Index, prize together may strengthen African leadership
Ranking system, incentives will work in tandem
Strengthening African governance is the goal of a new ranking system in development at the Kennedy School of Government. Drawing heavily on the pioneering work of the director of the Belfer Center’s Program on Intrastate Conflict Robert I. Rotberg and generations of his students, a team of researchers under his direction will create an annual Index of African Governance.
The creation of the index, the first of its kind, is being supported by the Mo Ibrahim Foundation of Monaco. Ibrahim, an innovative cell telephone pioneer in Africa and a native of northern Sudan, launched a prize for African leadership this week in London. The prize, established in tandem with the index, will provide sizable pensions for honest, capable African heads of state after they leave office. The first prizewinners could be chosen in 2007 or 2008. The index will provide an objective, rigorous view of African governance, in comparative perspective. It will provide both a credible basis on which the Ibrahim Prize Selection Committee can nominate heads of state worthy of the prize and also offer a diagnosis of the state of governance in each of the 48 nation-states in sub-Saharan Africa (including the offshore islands).

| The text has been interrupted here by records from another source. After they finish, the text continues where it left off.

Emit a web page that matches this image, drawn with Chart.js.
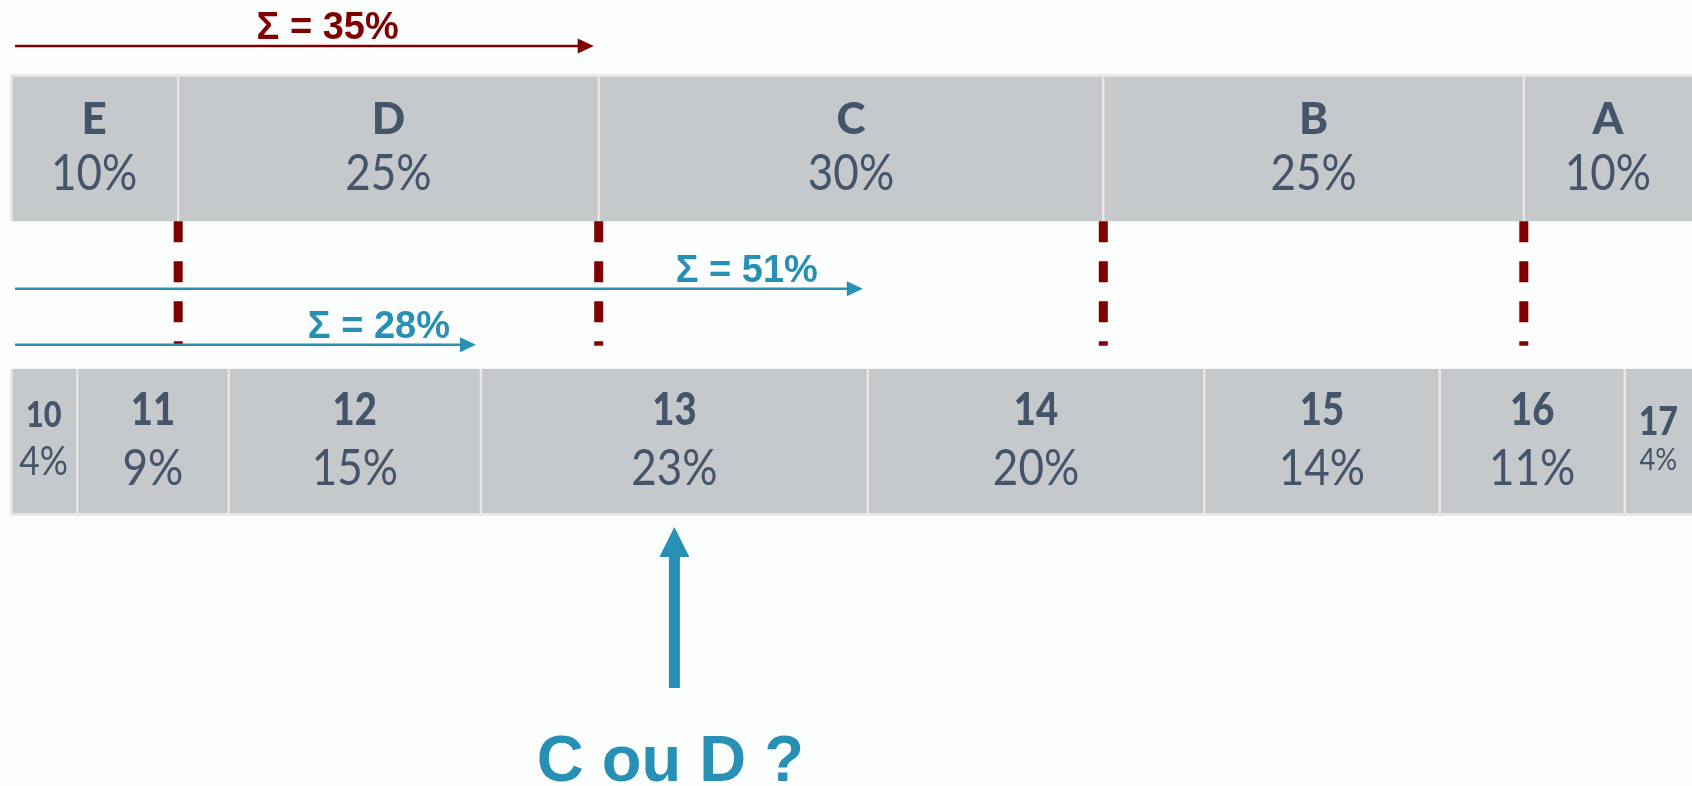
<!DOCTYPE html>
<html>
<head>
<meta charset="utf-8">
<script src="https://cdn.jsdelivr.net/npm/chart.js@4/dist/chart.umd.min.js"></script>
<style>
  html, body { margin: 0; padding: 0; background: #fcfdfd; }
  #wrap { width: 1692px; height: 786px; }
</style>
</head>
<body>
<div id="wrap"><canvas id="chart"></canvas></div>
<script>
// letter grades (top bar) and their share
var letters = ['E', 'D', 'C', 'B', 'A'];
var letterShare = [10, 25, 30, 25, 10];

// numeric grades (bottom bar) and their share
var grades = ['10', '11', '12', '13', '14', '15', '16', '17'];
var gradeShare = [4, 9, 15, 23, 20, 14, 11, 4];

// sum arrows: which bar, how many cells from the left
var sigmaBar = ['top', 'bottom', 'bottom'];
var sigmaCells = [2, 4, 3];

// the grade in question
var questionGrade = '13';
var questionText = 'C ou D ?';

var rows = ['lettres', '', 'notes'];

var GRAY = '#c6c9cc', EDGE = '#ebe8e4', INK = '#44546a', RED = '#7f0000', BLUE = '#2890b4';

function spans(arr) {
  var s = 0;
  return arr.map(function (v) { var a = s; s += v; return [a, s]; });
}
var topSpans = spans(letterShare);
var bottomSpans = spans(gradeShare);

var datasets = [];
letters.forEach(function (l, i) {
  datasets.push({
    label: l, share: letterShare[i], row: 0, cell: i, cells: letters.length,
    data: [topSpans[i], null, null],
    backgroundColor: GRAY, borderColor: EDGE, borderSkipped: false,
    borderWidth: { top: 3, bottom: 0, left: i === 0 ? 3 : 1.5, right: i === letters.length - 1 ? 0 : 1.5 }
  });
});
grades.forEach(function (g, i) {
  datasets.push({
    label: g, share: gradeShare[i], row: 2, cell: i, cells: grades.length,
    data: [null, null, bottomSpans[i]],
    backgroundColor: GRAY, borderColor: EDGE, borderSkipped: false,
    borderWidth: { top: 0, bottom: 3, left: i === 0 ? 3 : 1.5, right: i === grades.length - 1 ? 0 : 1.5 }
  });
});

// label look per cell
function cellStyle(ds) {
  if (ds.row === 2 && ds.cell === 0) return { nameSize: 36, nameY: 58, nameSx: 0.85, pctSize: 40, pctY: 106 };
  if (ds.row === 2 && ds.cell === ds.cells - 1) return { nameSize: 40, nameY: 66, nameSx: 0.85, pctSize: 31, pctY: 101 };
  if (ds.row === 2) return { nameSize: 45, nameY: 56, nameSx: 0.85, pctSize: 50, pctY: 116 };
  return { nameSize: 44, nameY: 60, nameSx: 1, pctSize: 50, pctY: 116 };
}

function squeezedText(ctx, txt, x, y, sx) {
  ctx.save();
  ctx.translate(x, y);
  ctx.scale(sx, 1);
  ctx.fillText(txt, 0, 0);
  ctx.restore();
}

var cellLabels = {
  id: 'cellLabels',
  afterDatasetsDraw: function (chart) {
    var ctx = chart.ctx;
    ctx.save();
    ctx.fillStyle = INK;
    ctx.textAlign = 'center';
    ctx.textBaseline = 'alphabetic';
    chart.data.datasets.forEach(function (ds, di) {
      var el = chart.getDatasetMeta(di).data[ds.row];
      var cx = (el.x + el.base) / 2;
      var top = el.y - el.height / 2;
      var st = cellStyle(ds);
      ctx.font = '900 ' + st.nameSize + 'px Lato';
      squeezedText(ctx, ds.label, cx, top + st.nameY, st.nameSx);
      ctx.font = '400 ' + st.pctSize + 'px Lato';
      squeezedText(ctx, ds.share + '%', cx, top + st.pctY, 0.88);
    });
    ctx.restore();
  }
};

function arrowRight(ctx, x0, x1, y, color) {
  ctx.strokeStyle = color;
  ctx.fillStyle = color;
  ctx.lineWidth = 2.5;
  ctx.beginPath();
  ctx.moveTo(x0, y);
  ctx.lineTo(x1 - 14, y);
  ctx.stroke();
  ctx.beginPath();
  ctx.moveTo(x1, y);
  ctx.lineTo(x1 - 16, y - 7.5);
  ctx.lineTo(x1 - 16, y + 7.5);
  ctx.closePath();
  ctx.fill();
}

var marks = {
  id: 'marks',
  afterDatasetsDraw: function (chart) {
    var ctx = chart.ctx;
    var xs = chart.scales.x;
    var topEl = chart.getDatasetMeta(0).data[0];
    var botEl = chart.getDatasetMeta(letters.length).data[2];
    var topBarBottom = topEl.y + topEl.height / 2;
    var topBarTop = topEl.y - topEl.height / 2;
    var botBarTop = botEl.y - botEl.height / 2;
    var botBarBottom = botEl.y + botEl.height / 2;
    ctx.save();

    // dashed dividers under the letter bar
    ctx.strokeStyle = RED;
    ctx.lineWidth = 9;
    ctx.setLineDash([21, 19]);
    topSpans.slice(0, -1).forEach(function (s) {
      var x = xs.getPixelForValue(s[1]);
      ctx.beginPath();
      ctx.moveTo(x, topBarBottom);
      ctx.lineTo(x, botBarTop - 23);
      ctx.stroke();
    });
    ctx.setLineDash([]);

    // sum arrows
    var look = [
      { y: topBarTop - 28, color: RED, gap: 195 },
      { y: botBarTop - 80, color: BLUE, gap: 45 },
      { y: botBarTop - 24, color: BLUE, gap: 26 }
    ];
    sigmaBar.forEach(function (bar, k) {
      var shares = bar === 'top' ? letterShare : gradeShare;
      var total = shares.slice(0, sigmaCells[k]).reduce(function (a, b) { return a + b; }, 0);
      var tip = xs.getPixelForValue(total) - 5;
      var lk = look[k];
      arrowRight(ctx, xs.left + 5, tip, lk.y, lk.color);
      ctx.fillStyle = lk.color;
      ctx.font = 'bold 38px "Liberation Sans", Arial';
      ctx.textAlign = 'right';
      ctx.textBaseline = 'alphabetic';
      ctx.fillText('\u03A3 = ' + total + '%', tip - lk.gap, lk.y - 7);
    });

    // question arrow
    var qi = grades.indexOf(questionGrade);
    var qx = xs.getPixelForValue((bottomSpans[qi][0] + bottomSpans[qi][1]) / 2);
    var y0 = botBarBottom + 11;
    ctx.fillStyle = BLUE;
    ctx.beginPath();
    ctx.moveTo(qx, y0);
    ctx.lineTo(qx + 15, y0 + 30);
    ctx.lineTo(qx + 5.5, y0 + 30);
    ctx.lineTo(qx + 5.5, y0 + 161);
    ctx.lineTo(qx - 5.5, y0 + 161);
    ctx.lineTo(qx - 5.5, y0 + 30);
    ctx.lineTo(qx - 15, y0 + 30);
    ctx.closePath();
    ctx.fill();
    ctx.font = 'bold 65px "Liberation Sans", Arial';
    ctx.textAlign = 'center';
    ctx.fillText(questionText, qx - 4, 781);

    ctx.restore();
  }
};

new Chart(document.getElementById('chart'), {
  type: 'bar',
  data: { labels: rows, datasets: datasets },
  options: {
    indexAxis: 'y',
    responsive: true,
    maintainAspectRatio: false,
    animation: false,
    events: [],
    layout: { padding: { top: 74, bottom: 270, left: 10, right: 0 } },
    datasets: { bar: { grouped: false, barPercentage: 1, categoryPercentage: 1 } },
    scales: {
      x: { type: 'linear', min: 0, max: 100, display: false },
      y: { display: false }
    },
    plugins: { legend: { display: false }, tooltip: { enabled: false } }
  },
  plugins: [cellLabels, marks]
});
</script>
</body>
</html>
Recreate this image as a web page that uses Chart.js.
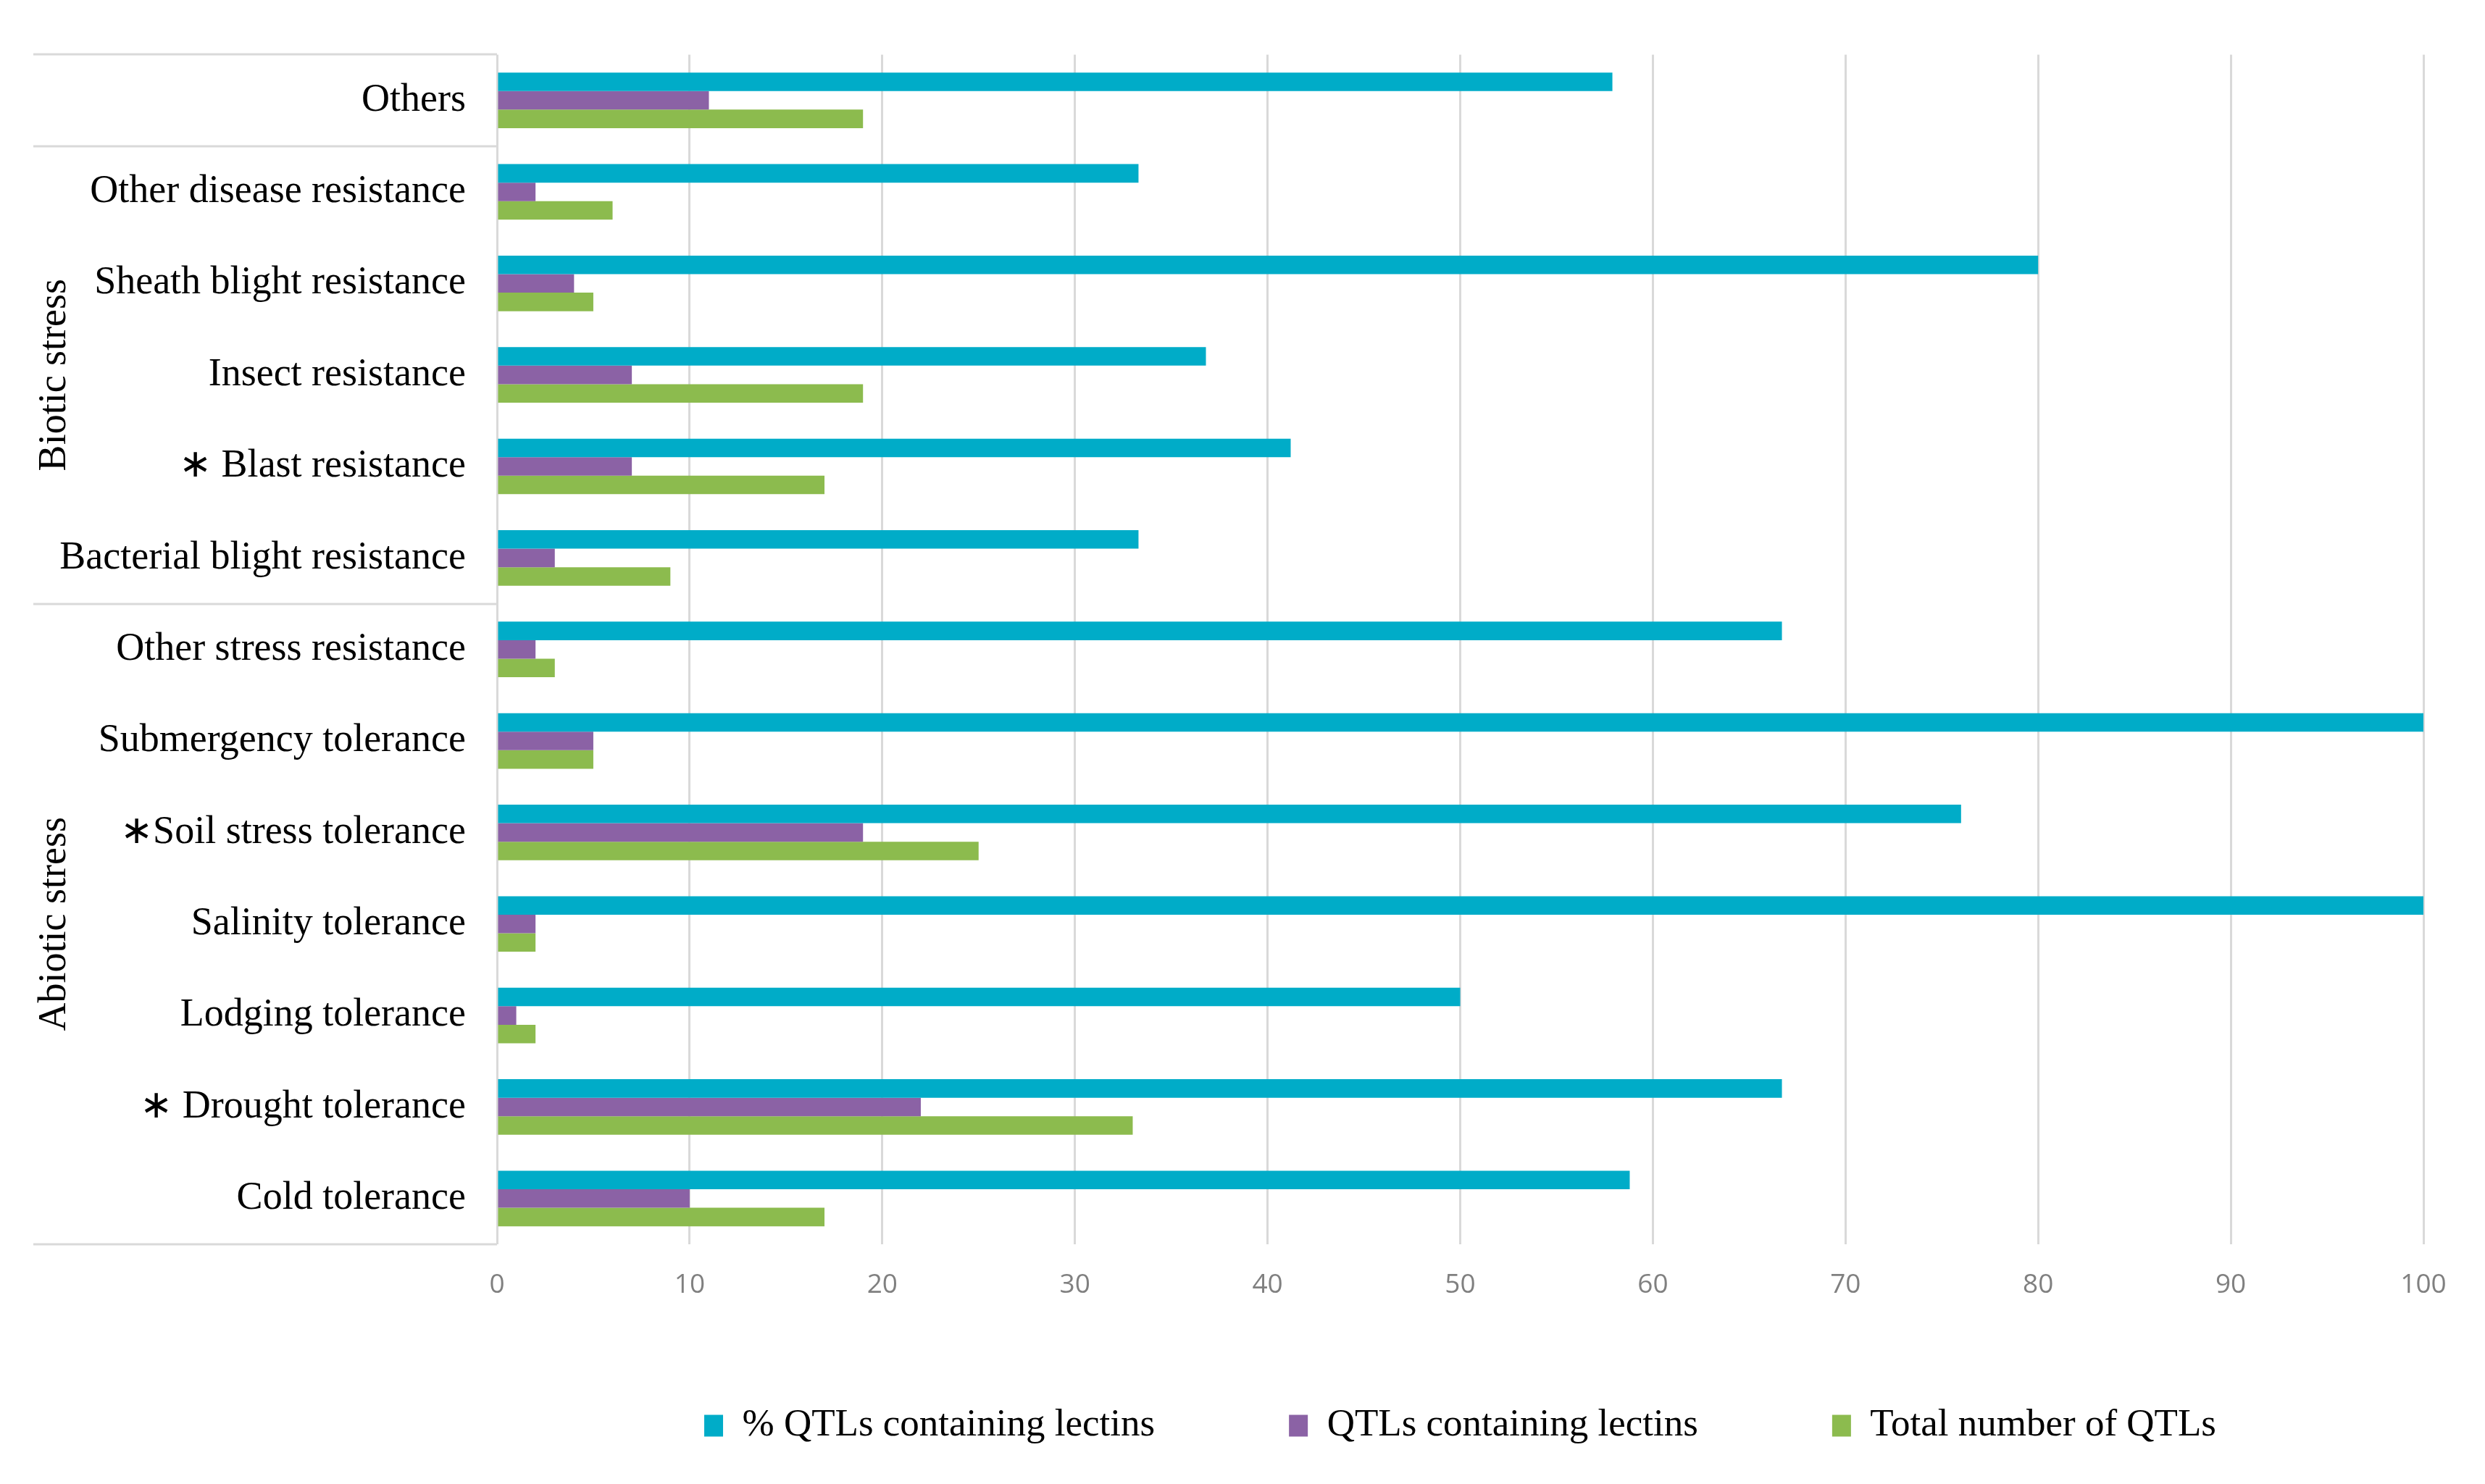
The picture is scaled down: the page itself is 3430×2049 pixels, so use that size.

These diagnoses should help civil societies in those countries to press their governments for positive change. The rankings will also help donors and investors understand the key challenges and opportunities in each country. Ultimately, the rankings and the index should provoke positive responses from African countries, especially from those that wish to improve their scores.
Rotberg noted that Transparency International, the Berlin-based nongovernmental organization (NGO) that has ranked corruption in the countries of the world since the early 1990s, was almost single-handedly responsible for “bringing corruption out of the closet.” He wants to do the same for governance, especially in Africa. “The preparation of the index will help bring governance out of the closet,” he said.
Rotberg and graduate students in his classes have, since the 1990s, tested the governance-measuring method in several different ways, and for all of the countries of the world. The Program on Intrastate Conflict sponsored several international meetings in Britain and at the Kennedy School about governance and its measurement. Rotberg then published articles and parts of several books in 2004 and 2005 about the problems and prospects of such measurements. He also wrote articles on how best to strengthen African leadership, and helped to create the African Leadership Council in 2004.
When Ibrahim decided to “do something” positive about African leadership and build major incentives into his prize, he sought Rotberg out.
In addition to the launch of the prize and the index in London this week, it will be announced and launched in Nairobi, Kenya, and Johannesburg, South Africa, next week.
The board of trustees of the Ibrahim Foundation includes former President of Ireland Mary Robinson, former secretary-general of the Organization of African Unity Salim Salim, Lord Cairns, and former Vice-Chancellor of the University of Cape Town Mamphela Ramphele.